Это были в большинстве своем обычные люди с обычными человеческими проблемами, но и у них была та же киноболезнь: они страстно мечтали добиться в своем деле успеха, и по разным причинам успех обходил их стороной.
Вперемешку с этими историями, которые, казалось, проникали Дженнифер под кожу, как иглы, путались мысли об Эдварде. Временами она так уставала, что не хватало сил что-то чувствовать к нему, даже хотеть или не хотеть встречи. Порой она начинала нервно вглядываться в мужчин на улице и в ресторане, в каждом из них на мгновение узнавая его.
Но не было дня, когда бы Дженнифер забыла об Эдварде. Он постоянно присутствовал в ее мыслях. Если на рабочем столе в рамке стоит фотография, на нее можно смотреть или не смотреть — но ты все равно будешь знать, что она там есть, потому что помимо твоей воли боковое зрение будет вписывать ее в порядок вещей. А тем более — когда на фотографии лицо, к которому хочется и хочется возвращаться взглядом.

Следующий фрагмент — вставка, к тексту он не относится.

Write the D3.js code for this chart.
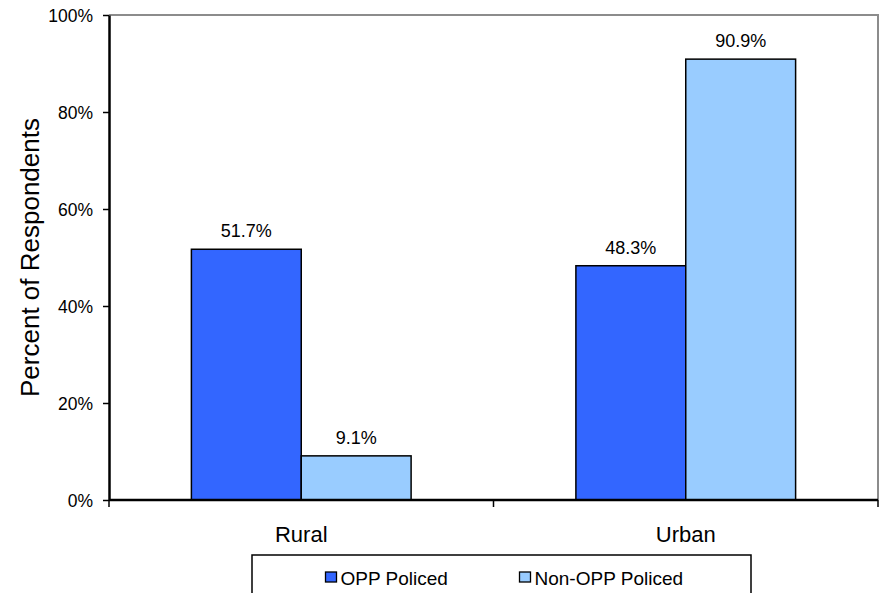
<!DOCTYPE html>
<html>
<head>
<meta charset="utf-8">
<script src="https://cdn.jsdelivr.net/npm/d3@7"></script>
<style>
  html, body { margin: 0; padding: 0; background: #fff; }
  svg { display: block; font-family: "Liberation Sans", Arial, sans-serif; }
</style>
</head>
<body>
<svg id="chart" width="880" height="593"></svg>
<script>
// Share of respondents by area type, split by policing service
const categories = ["Rural", "Urban"];
const seriesNames = ["OPP Policed", "Non-OPP Policed"];
const oppPoliced = [51.7, 48.3];
const nonOppPoliced = [9.1, 90.9];
const seriesColors = ["#3366ff", "#99ccff"];
const yTicks = [0, 20, 40, 60, 80, 100];

const svg = d3.select("#chart");
const plot = { left: 109, top: 15, right: 878, bottom: 500 };

const x = d3.scaleBand()
  .domain(categories)
  .range([plot.left, plot.right])
  .padding(0);

const x1 = d3.scaleBand()
  .domain(seriesNames)
  .range([0, x.bandwidth()])
  .paddingInner(0)
  .paddingOuter(0.75);

const y = d3.scaleLinear().domain([0, 100]).range([plot.bottom, plot.top]);

// Plot frame (top and right edges)
svg.append("path")
  .attr("d", `M${plot.left},${plot.top}H${plot.right}V${plot.bottom}`)
  .attr("fill", "none")
  .attr("stroke", "#8c8c8c")
  .attr("stroke-width", 2);

const table = categories.map((c, i) => ({
  category: c,
  values: [
    { series: seriesNames[0], value: oppPoliced[i], color: seriesColors[0] },
    { series: seriesNames[1], value: nonOppPoliced[i], color: seriesColors[1] }
  ]
}));

const groups = svg.append("g").selectAll("g")
  .data(table)
  .join("g")
  .attr("transform", d => `translate(${x(d.category)},0)`);

groups.selectAll("rect")
  .data(d => d.values)
  .join("rect")
  .attr("x", d => x1(d.series))
  .attr("width", x1.bandwidth())
  .attr("y", d => y(d.value))
  .attr("height", d => y(0) - y(d.value))
  .attr("fill", d => d.color)
  .attr("stroke", "#000")
  .attr("stroke-width", 1.5);

groups.selectAll("text")
  .data(d => d.values)
  .join("text")
  .attr("x", d => x1(d.series) + x1.bandwidth() / 2)
  .attr("y", d => y(d.value) - 12)
  .attr("text-anchor", "middle")
  .attr("font-size", 18)
  .attr("fill", "#000")
  .text(d => d.value.toFixed(1) + "%");

// Y axis
const yAxis = svg.append("g")
  .attr("transform", `translate(${plot.left},0)`)
  .call(d3.axisLeft(y).tickValues(yTicks).tickFormat(d => d + "%").tickSize(6).tickSizeOuter(0));
yAxis.select(".domain").attr("stroke", "#000").attr("stroke-width", 2.5);
yAxis.selectAll(".tick line").attr("stroke", "#000").attr("stroke-width", 1.5);
yAxis.selectAll(".tick text")
  .attr("font-size", 17.5)
  .attr("font-family", "Liberation Sans, Arial, sans-serif")
  .attr("fill", "#000")
  .attr("x", -16)
  .attr("dy", "0.36em");

// X axis with ticks at category boundaries
const xAxis = svg.append("g")
  .attr("transform", `translate(0,${plot.bottom})`);
xAxis.append("line")
  .attr("x1", plot.left).attr("x2", plot.right)
  .attr("stroke", "#000").attr("stroke-width", 2.5);
const boundaries = [plot.left].concat(categories.map(c => x(c) + x.bandwidth()));
xAxis.selectAll(".bound")
  .data(boundaries)
  .join("line")
  .attr("class", "bound")
  .attr("x1", d => d).attr("x2", d => d)
  .attr("y1", 0).attr("y2", 7)
  .attr("stroke", "#000").attr("stroke-width", 1.5);
xAxis.selectAll(".cat")
  .data(categories)
  .join("text")
  .attr("class", "cat")
  .attr("x", d => x(d) + x.bandwidth() / 2)
  .attr("y", 41.5)
  .attr("text-anchor", "middle")
  .attr("font-size", 22)
  .attr("fill", "#000")
  .text(d => d);

// Y axis title
svg.append("text")
  .attr("transform", `translate(39,${(plot.top + plot.bottom) / 2}) rotate(-90)`)
  .attr("text-anchor", "middle")
  .attr("font-size", 26)
  .attr("fill", "#000")
  .text("Percent of Respondents");

// Legend
const legend = svg.append("g");
legend.append("rect")
  .attr("x", 252).attr("y", 555)
  .attr("width", 499).attr("height", 60)
  .attr("fill", "#fff")
  .attr("stroke", "#000")
  .attr("stroke-width", 1.5);
const legendX = [325, 519];
const items = legend.selectAll(".item")
  .data(seriesNames)
  .join("g")
  .attr("class", "item")
  .attr("transform", (d, i) => `translate(${legendX[i]},0)`);
items.append("rect")
  .attr("x", 0.5).attr("y", 572)
  .attr("width", 11).attr("height", 10)
  .attr("fill", (d, i) => seriesColors[i])
  .attr("stroke", "#000")
  .attr("stroke-width", 1.3);
items.append("text")
  .attr("x", 15.5).attr("y", 584.5)
  .attr("font-size", 19)
  .attr("fill", "#000")
  .text(d => d);
</script>
</body>
</html>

Дженнифер сидела в итальянском ресторанчике в Беверли-Хиллс и задумчиво жевала пиццу. Пицца была вкусная. Сочные помидоры таяли во рту, вкус горячего сыра восхитительно соединялся с хрустящими колечками лука, и мясо благоухало в этой симфонии очень нежно.
Гай сидел напротив и тоже жевал пиццу. Вид у него был довольный. Только что здесь побывал Майкл Марински, он отказался общаться с господами журналистами, хотя они и показали ему удостоверения «Нью уорлд». Зато Гай располагал теперь парой снимков культового режиссера за обедом.
Дженнифер, наоборот, довольной себя не чувствовала. Пицца — пожалуй, самое хорошее, что с ней произошло за сегодня. Это был четвертый день пребывания в Лос-Анджелесе — четвертый день непрерывной гонки, охоты за информацией, фотографиями, впечатлениями. Дженнифер не хватало обычных семи часов сна, чтобы полностью восстановиться. Волосы перестали блестеть и сделались жесткими, как солома, лицо выглядело бледным, а глаза — неестественно большими.
— Знаешь, — сказала она, глядя куда-то поверх плеча Гая, — еще немного в таком темпе, и из меня бесполезно будет выкачивать не то что образы, впечатления и меткие обороты, а элементарные сведения вроде того, когда была Гражданская война и кто подарил Нью-Йорку статую Свободы.
— Сдается мне, кто-то еще и достопримечательности хотел посмотреть «в свободное время», — едко вставил Гай.